# How much would you pay for these Java Ferns?



## Burks (May 25, 2006)

Personally I think I got one heck of a deal. Let's see what the rest of APC says:

This first plant is ONE plant. I stopped counting about halfway through at 30 leaves. More toward the right side the leaves are really tightly packed.










The second one was actually about six plants together. These are the two largest, I gave my dad the other four plants which totalled about 30 leaves.










What would you pay for each set? I've been trying to grow a 2" rhizome for three months and it only has a few leaves!


----------



## John N. (Dec 11, 2005)

Some where around $20? Looks like healthy and generous portions.

-John N.


----------



## Burks (May 25, 2006)

John N. said:


> Some where around $20? Looks like healthy and generous portions.
> 
> -John N.


Wow really?

My assumption was correct, I did get a good deal!


----------



## Cassie (May 27, 2006)

how much did you get them for? (I like that you used a dollar bill for size comparison too!  )


----------



## Burks (May 25, 2006)

Cassie said:


> how much did you get them for? (I like that you used a dollar bill for size comparison too!  )


1/10th of what John was willing to pay. That's per bunch as well.


----------



## John N. (Dec 11, 2005)

If my brain serves me correctly....THAT's pretty Cheap!
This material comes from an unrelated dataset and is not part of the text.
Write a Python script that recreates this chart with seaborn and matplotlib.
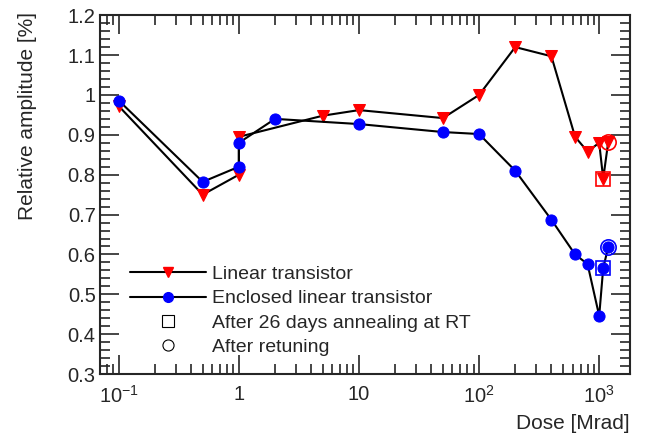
import numpy as np
import pandas as pd
import seaborn as sns
import matplotlib.pyplot as plt
from matplotlib.lines import Line2D
from matplotlib.ticker import FixedLocator, FuncFormatter, MultipleLocator, LogLocator

# Linear transistor
lin_dose = [0.1, 0.5, 1, 1, 5, 10, 50, 100, 200, 400, 630, 800, 1000, 1080, 1190]
lin_amp = [0.972, 0.75, 0.80, 0.895, 0.948, 0.962, 0.942, 1.0, 1.12, 1.097, 0.895, 0.858, 0.88, 0.79, 0.883]

# Enclosed linear transistor
elt_dose = [0.1, 0.5, 1, 1, 2, 10, 50, 100, 200, 400, 630, 800, 1000, 1080, 1190]
elt_amp = [0.986, 0.782, 0.82, 0.88, 0.94, 0.927, 0.907, 0.902, 0.81, 0.687, 0.60, 0.576, 0.446, 0.566, 0.619]

# after annealing (squares) and after retuning (circles)
anneal_dose = [1080, 1080]
anneal_amp = [0.79, 0.566]
retune_dose = [1190, 1190]
retune_amp = [0.883, 0.619]
mark_colors = ['red', 'blue']

sns.set_style('ticks')
plt.rcParams['font.family'] = ['Liberation Sans', 'DejaVu Sans']
plt.rcParams['mathtext.fontset'] = 'custom'
plt.rcParams['mathtext.rm'] = 'Liberation Sans'
plt.rcParams['axes.unicode_minus'] = True

fig = plt.figure(figsize=(6.48, 4.34), dpi=100)
ax = fig.add_axes([0.154, 0.138, 0.818, 0.827])

lin_df = pd.DataFrame({'dose': lin_dose, 'amp': lin_amp})
elt_df = pd.DataFrame({'dose': elt_dose, 'amp': elt_amp})

sns.lineplot(data=lin_df, x='dose', y='amp', sort=False, estimator=None, color='black',
             lw=1.5, marker='v', markersize=8, mfc='red', mec='red', ax=ax)
sns.lineplot(data=elt_df, x='dose', y='amp', sort=False, estimator=None, color='black',
             lw=1.5, marker='o', markersize=8, mfc='blue', mec='blue', ax=ax)

for d, a, c in zip(anneal_dose, anneal_amp, mark_colors):
    ax.plot(d, a, marker='s', markersize=10, mfc='none', mec=c, mew=1.2, clip_on=False)
for d, a, c in zip(retune_dose, retune_amp, mark_colors):
    ax.plot(d, a, marker='o', markersize=11, mfc='none', mec=c, mew=1.2, clip_on=False)

ax.set_xscale('log')
ax.set_xlim(0.0695, 1800)
ax.set_ylim(0.3, 1.2)

ax.xaxis.set_major_locator(FixedLocator([0.1, 1, 10, 100, 1000]))
ax.xaxis.set_major_formatter(FuncFormatter(
    lambda v, p: {0.1: '$10^{-1}$', 1: '1', 10: '10', 100: '$10^{2}$', 1000: '$10^{3}$'}.get(round(v, 3), '')))
ax.xaxis.set_minor_locator(LogLocator(base=10, subs=np.arange(2, 10), numticks=20))
ax.yaxis.set_major_locator(MultipleLocator(0.1))
ax.yaxis.set_minor_locator(MultipleLocator(0.02))
ax.yaxis.set_major_formatter(FuncFormatter(lambda v, p: '%g' % round(v, 2)))

ax.tick_params(which='both', direction='in', top=True, right=True, labelsize=14.5, width=1.2)
ax.tick_params(which='major', length=14)
ax.tick_params(axis='x', which='major', pad=8)
ax.tick_params(axis='y', which='major', pad=3)
ax.tick_params(which='minor', length=7)
for s in ax.spines.values():
    s.set_linewidth(1.5)

ax.set_xlabel('Dose [Mrad]', fontsize=15, loc='right')
ax.set_ylabel('Relative amplitude [%]', fontsize=15, loc='top')
ax.xaxis.set_label_coords(1.0, -0.11)
ax.yaxis.set_label_coords(-0.119, 1.01)

handles = [
    Line2D([], [], color='black', lw=1.5, marker='v', markersize=7, mfc='red', mec='red'),
    Line2D([], [], color='black', lw=1.5, marker='o', markersize=7, mfc='blue', mec='blue'),
    Line2D([], [], ls='none', marker='s', markersize=8, mfc='none', mec='black', mew=0.8),
    Line2D([], [], ls='none', marker='o', markersize=8, mfc='none', mec='black', mew=0.8),
]
labels = ['Linear transistor', 'Enclosed linear transistor',
          'After 26 days annealing at RT', 'After retuning']
ax.legend(handles, labels, loc='upper left', bbox_to_anchor=(0.057, 0.303), frameon=False,
          fontsize=14, handlelength=3.9, labelspacing=0.35, handletextpad=0.3,
          borderpad=0, borderaxespad=0)

fig.savefig('out.png', dpi=100)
Sounds like you got a deal!

-John N.


----------



## Gomer (Feb 2, 2004)

yup, good deal indeed


----------



## Cassie (May 27, 2006)

WOW! Very good deal!


----------



## tdog44632 (Feb 5, 2003)

Nice Deal


----------



## Burks (May 25, 2006)

Building that huge patch of Java Fern for my 40g breeder is going to be easier than I thought.

I'll be going to the shop again around the end of the month. Will see if they have any more of the really big ones. I'll buy them and see if anyone here wants some. If not, more for me!


----------